When I worked at the boat builder I did what was called “lofting”- taking the designer’s “lines” drawings and “offsets” (measurements), and redrawing them full scale on sheets of plywood placed on the floor. It was a back and forth kind of operation- you clean up the curves of the water lines and then see what effect they have on the curves of the sections. Actually you have 4 sets of lines to balance out- sections, waterlines, buttocks (would be like rocker) and diagonals. From the full scale drawings we’d make a mylar pattern of the sections and then construct the mould.
As I shape my new bonzer I’m trying to fair everything out, get rid of bumps and I’m always thinking of the flow of water.
When a board is turning the water does not flow parallel to the stinger. It’s going at angles. This made me think of the diagonals on the yacht “lines” drawings.
In this example they are the dashed lines. Looking at the boat head on they are diagonals. But they become long flowing lines when you look at the plan (the boat from above). It makes sense to examine these lines since boats almost always sail heeled over.
So I’m thinking it would be very informative to see slices of boards according to the direction of water flow. Like, if on AKU you could draw a line from the center out towards the rail at 10-15 degrees (according to Craftee’s findings). Is there any way to do that? It would be interesting to see what concaves do to the foil and curves of a “diagonal” section.
The water flows diagonal even when you are in trim. IMHO the only time it is (close) to parallel to the stringer is when you are dropping in.
While his test is interesting and useful, I don’t think that the Craftee test is indicitive of what is happening on a surfboard riding waves. On waves the water moves UP, toward the hull, and the hull is moving along the (curved) surface of the wave.
As far as, adding the flow vector lines to aku to predict how hull contours manipulate the flow, I think it would be difficult (but not impossible) because you also have to account for the speed of the flow of the water, and the speed of the board (most often at different angles, whose vectors have to be summed), and then also the angle of the board in three dimensions (pitch, roll, and yaw) relative to the flow.

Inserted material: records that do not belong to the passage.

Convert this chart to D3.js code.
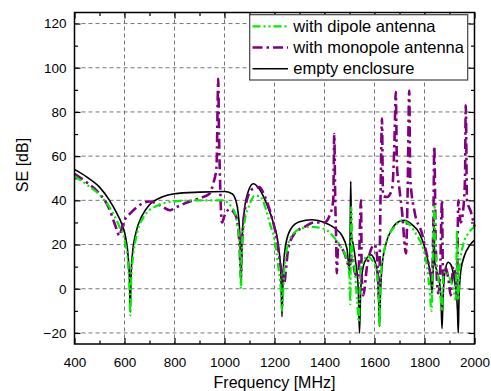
<!DOCTYPE html>
<html>
<head>
<meta charset="utf-8">
<script src="https://cdn.jsdelivr.net/npm/d3@7"></script>
<style>
  body { margin: 0; background: #fff; }
  text { font-family: Arial, "Liberation Sans", sans-serif; fill: #000; }
</style>
</head>
<body>
<svg></svg>
<script>
/* Shielding effectiveness vs frequency */
var w = 491, h = 391;
var margin = {left: 74.5, right: 16.5, top: 12.5, bottom: 47};

// x ticks / y ticks
var xTicks = [400, 600, 800, 1000, 1200, 1400, 1600, 1800, 2000];
var yTicks = [-20, 0, 20, 40, 60, 80, 100, 120];

// series, [frequency MHz, SE dB]
var emptyEnclosure = [
  [400, 54], [450, 50.5], [500, 46], [540, 40], [570, 34], [590, 29], [605, 23],
  [615, 14], [620, 4], [623, -10.5], [626, 5], [632, 16], [645, 25], [670, 33],
  [700, 38], [750, 41.5], [800, 43], [900, 43.7], [1000, 44], [1030, 43],
  [1045, 40], [1055, 34], [1062, 22], [1066, 2], [1070, 22], [1080, 36],
  [1095, 44], [1115, 47.5], [1140, 45], [1170, 38], [1195, 30], [1215, 20],
  [1225, 8], [1230, -12.7], [1235, 8], [1245, 20], [1265, 27], [1300, 30.3],
  [1350, 31.2], [1400, 30], [1440, 27.5], [1470, 24], [1490, 18], [1500, 8],
  [1503, 30], [1505, 48.6], [1508, 24], [1515, 20], [1525, 12], [1535, 0],
  [1540, -20], [1545, 0], [1555, 10], [1570, 14], [1585, 15.4], [1600, 13],
  [1610, 8], [1617, -5], [1620, -17], [1623, -5], [1630, 10], [1645, 20],
  [1670, 27], [1700, 30.5], [1720, 31], [1750, 29], [1780, 25], [1800, 19],
  [1815, 12], [1825, 5], [1830, -2], [1835, 10], [1838, 32], [1841, 12],
  [1850, 8], [1860, 3], [1866, -5], [1870, -18], [1874, -5], [1882, 8],
  [1895, 12], [1905, 11], [1915, 7], [1925, 0], [1932, -10], [1935, -20],
  [1938, -5], [1945, 8], [1960, 15], [1980, 19.5], [2000, 22]
];

var dipoleAntenna = [
  [400, 51], [450, 47], [500, 42.5], [550, 35], [580, 28], [600, 22], [615, 10],
  [620, 0], [623, -12], [627, 5], [635, 15], [650, 25], [680, 33], [720, 37],
  [800, 39.5], [900, 40], [1000, 40], [1020, 38], [1035, 36], [1050, 30],
  [1060, 20], [1066, 0], [1070, 20], [1080, 30], [1100, 38], [1120, 42],
  [1140, 42], [1160, 38], [1180, 30], [1200, 22], [1215, 10], [1225, 0],
  [1230, -10], [1240, 10], [1260, 22], [1300, 27], [1350, 28], [1400, 27],
  [1440, 23], [1470, 18], [1490, 13], [1500, 5], [1503, -7], [1507, 37],
  [1512, 15], [1520, 10], [1530, -5], [1538, -15], [1542, 5], [1545, 10],
  [1555, 12], [1570, 15], [1590, 13], [1605, 10], [1615, 0], [1620, -17],
  [1625, 5], [1635, 15], [1650, 22], [1680, 28], [1710, 31], [1740, 29],
  [1770, 24], [1795, 18], [1810, 10], [1820, 0], [1828, -10], [1835, 20],
  [1840, 38], [1845, 15], [1855, 5], [1865, -5], [1870, -10], [1875, 5],
  [1885, 8], [1900, 5], [1915, 0], [1925, -5], [1930, 26], [1935, -5],
  [1940, 10], [1955, 20], [1975, 25], [2000, 28]
];

var monopoleAntenna = [
  [400, 52], [450, 48], [500, 43], [540, 36], [565, 28], [580, 24], [590, 28],
  [600, 31], [622, 34], [650, 37], [700, 39.5], [742, 37.8], [782, 35.5],
  [800, 36.5], [850, 39], [900, 41], [940, 43], [955, 47.6], [968, 55],
  [975, 95], [978, 70], [982, 50], [985, 38], [990, 30], [1000, 33],
  [1020, 36], [1045, 33], [1060, 20], [1066, 5], [1070, 20], [1085, 38],
  [1110, 45], [1140, 46], [1160, 42], [1190, 32], [1210, 22], [1225, 10],
  [1240, 3], [1245, 8], [1255, 18], [1280, 25], [1320, 28], [1360, 30],
  [1400, 30], [1420, 33], [1435, 40], [1439, 70], [1443, 40], [1447, 20],
  [1449, 7], [1455, 20], [1480, 16], [1500, 10], [1510, 15], [1520, 8],
  [1535, 5], [1546, 40], [1549, 5], [1555, -3], [1570, 10], [1600, 20],
  [1610, 15], [1618, -5], [1624, 40], [1630, 77], [1634, 42], [1650, 41.5],
  [1670, 45], [1680, 67], [1685, 89], [1690, 55], [1700, 45], [1710, 35],
  [1726, 16], [1732, 40], [1739, 89.7], [1743, 50], [1760, 35], [1790, 25],
  [1810, 15], [1830, 5], [1836, 35], [1839, 64.5], [1845, 20], [1855, -2],
  [1862, 5], [1870, 40], [1874, 5], [1880, 10], [1895, 5], [1905, -3],
  [1915, 10], [1925, 5], [1930, -5], [1935, 40], [1945, 30], [1955, 36],
  [1962, 50], [1965, 83], [1970, 40], [1985, 35], [2000, 28]
];

var legendLabels = ["with dipole antenna", "with monopole antenna", "empty enclosure"];

var svg = d3.select("svg")
            .attr("width", w)
            .attr("height", h);

var x = d3.scaleLinear().domain([400, 2000]).range([margin.left, w - margin.right]);
var y = d3.scaleLinear().domain([-25, 125]).range([h - margin.bottom, margin.top]);

// grid
svg.append("g")
   .selectAll("line")
   .data(xTicks.slice(1, -1))
   .enter()
   .append("line")
   .attr("x1", function(d) { return x(d); })
   .attr("x2", function(d) { return x(d); })
   .attr("y1", y(125))
   .attr("y2", y(-25))
   .attr("stroke", "#777")
   .attr("stroke-width", 1)
   .attr("stroke-dasharray", "4,3");

svg.append("g")
   .selectAll("line")
   .data(yTicks)
   .enter()
   .append("line")
   .attr("x1", x(400))
   .attr("x2", x(2000))
   .attr("y1", function(d) { return y(d); })
   .attr("y2", function(d) { return y(d); })
   .attr("stroke", "#777")
   .attr("stroke-width", 1)
   .attr("stroke-dasharray", "4,3");

// axes, ticks inside
function styleAxis(g) {
  g.select(".domain").remove();
  g.selectAll("line").attr("stroke", "#000").attr("stroke-width", 1.2);
  g.selectAll("text").style("font-size", "13.5px").style("font-family", "Arial, 'Liberation Sans', sans-serif");
}

var minorX = d3.range(500, 2000, 200);
var minorY = d3.range(-20, 125, 10).filter(function(d) { return d % 20 !== 0; });

svg.append("g")
   .attr("transform", "translate(0," + y(-25) + ")")
   .call(d3.axisBottom(x).tickValues(xTicks).tickSize(-6).tickPadding(13).tickFormat(d3.format("d")))
   .call(styleAxis);
svg.append("g")
   .attr("transform", "translate(0," + y(-25) + ")")
   .call(d3.axisBottom(x).tickValues(minorX).tickSize(-3.5).tickFormat(""))
   .call(styleAxis);
svg.append("g")
   .attr("transform", "translate(0," + y(125) + ")")
   .call(d3.axisTop(x).tickValues(xTicks).tickSize(-6).tickFormat(""))
   .call(styleAxis);
svg.append("g")
   .attr("transform", "translate(0," + y(125) + ")")
   .call(d3.axisTop(x).tickValues(minorX).tickSize(-3.5).tickFormat(""))
   .call(styleAxis);

svg.append("g")
   .attr("transform", "translate(" + x(400) + ",0)")
   .call(d3.axisLeft(y).tickValues(yTicks).tickSize(-6).tickPadding(8))
   .call(styleAxis);
svg.append("g")
   .attr("transform", "translate(" + x(400) + ",0)")
   .call(d3.axisLeft(y).tickValues(minorY).tickSize(-3.5).tickFormat(""))
   .call(styleAxis);
svg.append("g")
   .attr("transform", "translate(" + x(2000) + ",0)")
   .call(d3.axisRight(y).tickValues(yTicks).tickSize(-6).tickFormat(""))
   .call(styleAxis);
svg.append("g")
   .attr("transform", "translate(" + x(2000) + ",0)")
   .call(d3.axisRight(y).tickValues(minorY).tickSize(-3.5).tickFormat(""))
   .call(styleAxis);

// series
var line = d3.line()
             .x(function(d) { return x(d[0]); })
             .y(function(d) { return y(d[1]); })
             .curve(d3.curveMonotoneX);

var series = [
  {data: emptyEnclosure, color: "#000", width: 1.6, dash: null},
  {data: monopoleAntenna, color: "#800080", width: 2.6, dash: "10,4,2.5,4"},
  {data: dipoleAntenna, color: "#00ee00", width: 2.2, dash: "8,3,2,3,2,3"}
];

svg.append("g")
   .selectAll("path")
   .data(series)
   .enter()
   .append("path")
   .attr("d", function(d) { return line(d.data); })
   .attr("fill", "none")
   .attr("stroke", function(d) { return d.color; })
   .attr("stroke-width", function(d) { return d.width; })
   .attr("stroke-dasharray", function(d) { return d.dash; });

// frame
svg.append("rect")
   .attr("x", x(400))
   .attr("y", y(125))
   .attr("width", x(2000) - x(400))
   .attr("height", y(-25) - y(125))
   .attr("fill", "none")
   .attr("stroke", "#000")
   .attr("stroke-width", 1.5);

// legend
var legendStyles = [series[2], series[1], series[0]];
var legend = svg.append("g");
legend.append("rect")
      .attr("x", 249.7)
      .attr("y", 14.7)
      .attr("width", 218)
      .attr("height", 65.3)
      .attr("fill", "#fff")
      .attr("stroke", "#444")
      .attr("stroke-width", 1.2);

var rows = legend.selectAll("g.row")
                 .data(legendLabels)
                 .enter()
                 .append("g")
                 .attr("class", "row")
                 .attr("transform", function(d, i) { return "translate(0," + (26.3 + i * 21.2) + ")"; });
rows.append("line")
    .attr("x1", 252.5)
    .attr("x2", 288)
    .attr("stroke", function(d, i) { return legendStyles[i].color; })
    .attr("stroke-width", function(d, i) { return legendStyles[i].width; })
    .attr("stroke-dasharray", function(d, i) { return legendStyles[i].dash; });
rows.append("text")
    .attr("x", 293.3)
    .attr("dy", "0.35em")
    .style("font-size", "16.5px")
    .text(function(d) { return d; });

// axis titles
svg.append("text")
   .attr("x", (x(400) + x(2000)) / 2)
   .attr("y", 387.5)
   .attr("text-anchor", "middle")
   .style("font-size", "16px")
   .text("Frequency [MHz]");

svg.append("text")
   .attr("transform", "translate(28,165) rotate(-90)")
   .attr("text-anchor", "middle")
   .style("font-size", "16px")
   .text("SE [dB]");
</script>
</body>
</html>
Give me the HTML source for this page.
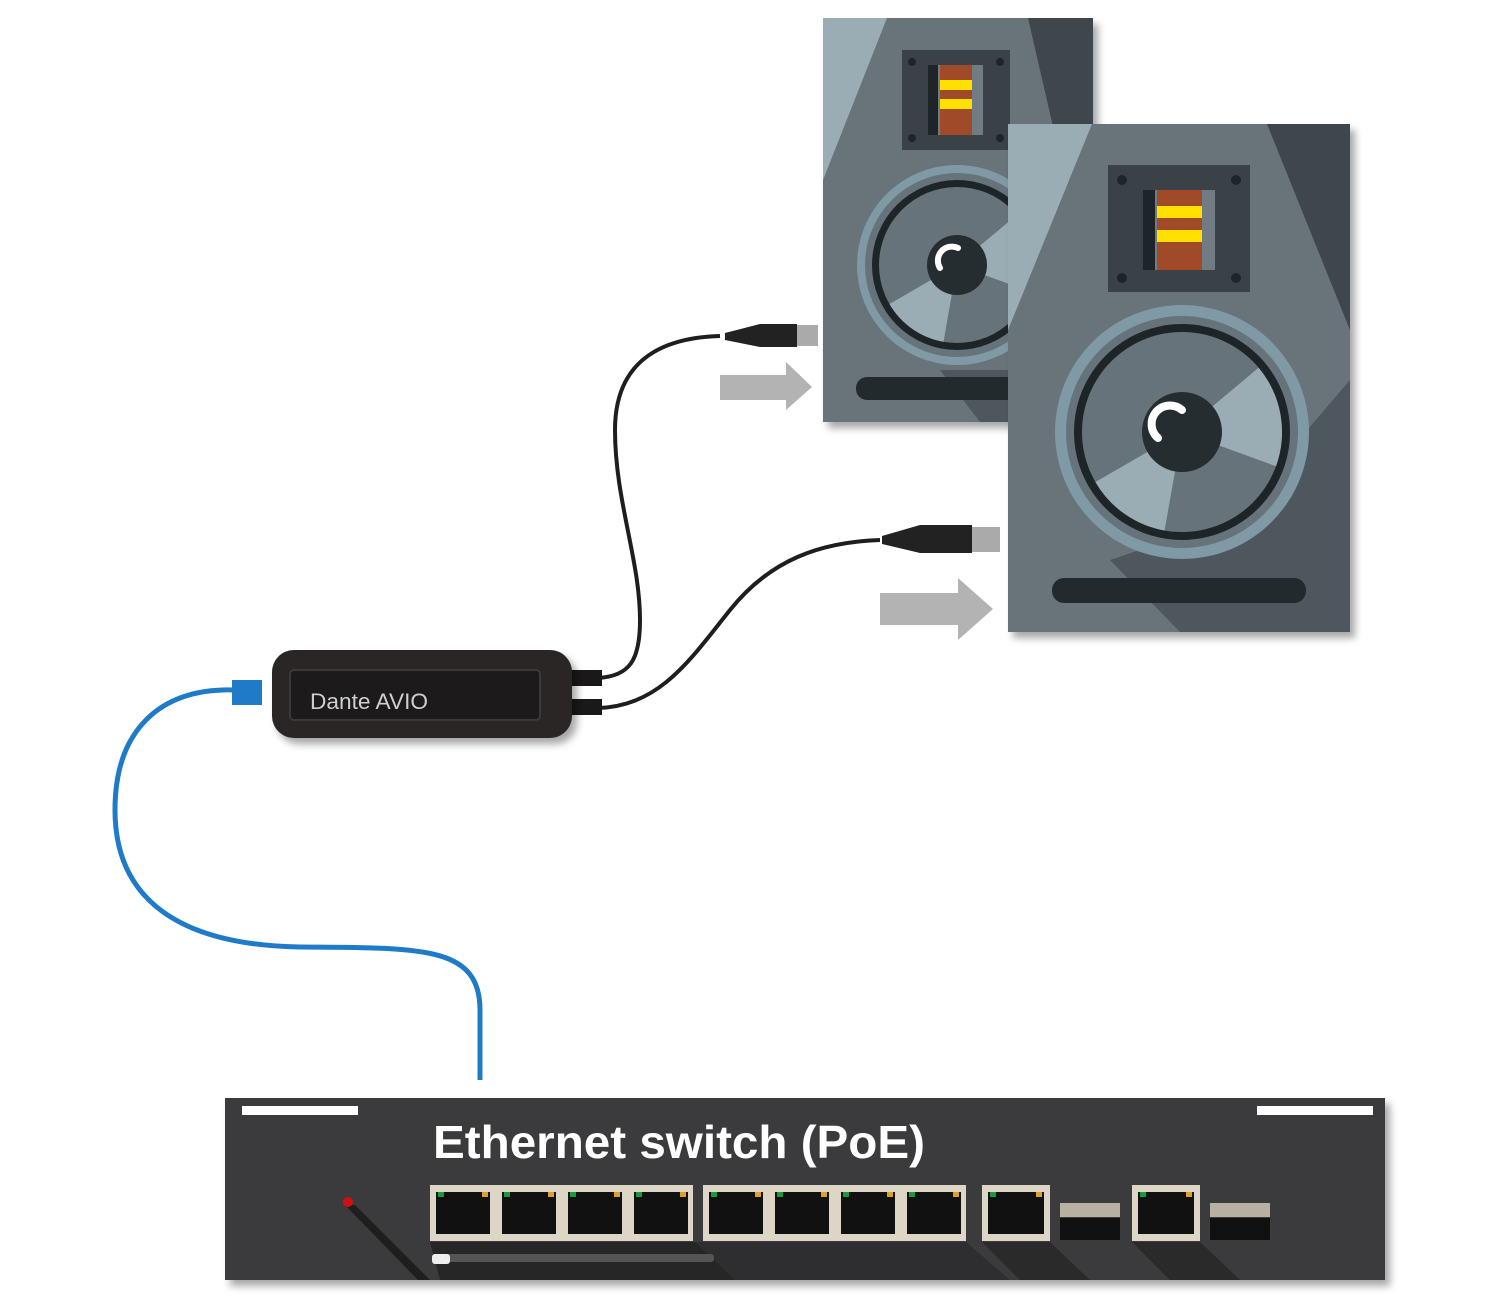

I think understanding this is essential for surfboard design. I also think that the vast majority of surfers, and even surfboard designers get this wrong because they use the boat analogy. While the boat analogy is useful, it doesn’t provide the entire picture of what is happening under a surfboard because of the way the water moves on the wave.
i remember in an old thread where someone (Josh Dowling, ie speedneedle maybe???) said that on a single concave bottom, they put the straight edge diagonally across the bottom of the board, the way that the water would flow, and the straight edge sat flat on the board.
The straightedge diagonal on the concave is an old trick used by good shapers to illustrate the concave. Josh knows this because he's been around some good shapers. And he is a good shaper himself.
The diagonals are and have been considered by good designers. I've had several conversations with other shapers about it. Good on you guys for getting onto it.
The concave is rail to rail. There is also the rocker which is convex from nose to tail. There is an angle at which (depending on the concavity from rail to rail, and the convexity (word?) from nose to tail) a straight edge will lay flat against the bottom of the board. It is the intersection where the two curved planes create a straight line.
If you have boards with concave, go put a straight edge on the bottom and find the line/angle where it lies flat. It will vary from board to board depending on the concave and rocker.
It is hard to draw in 2D, since it deals with curved planes in 3D.
I can't do a photo or illustration, but it's simple enough:
On a contemporary shortboard with a reasonably deep concave, take an 18''-24'' straightedge and put one end by one of the side fins and the other end forward, diagonal toward the center. At some angle it will sat flat across the combo of rail-to-rail and rocker curve.
This is somewhat seperate from the diagonals illibel referenced, however, but related.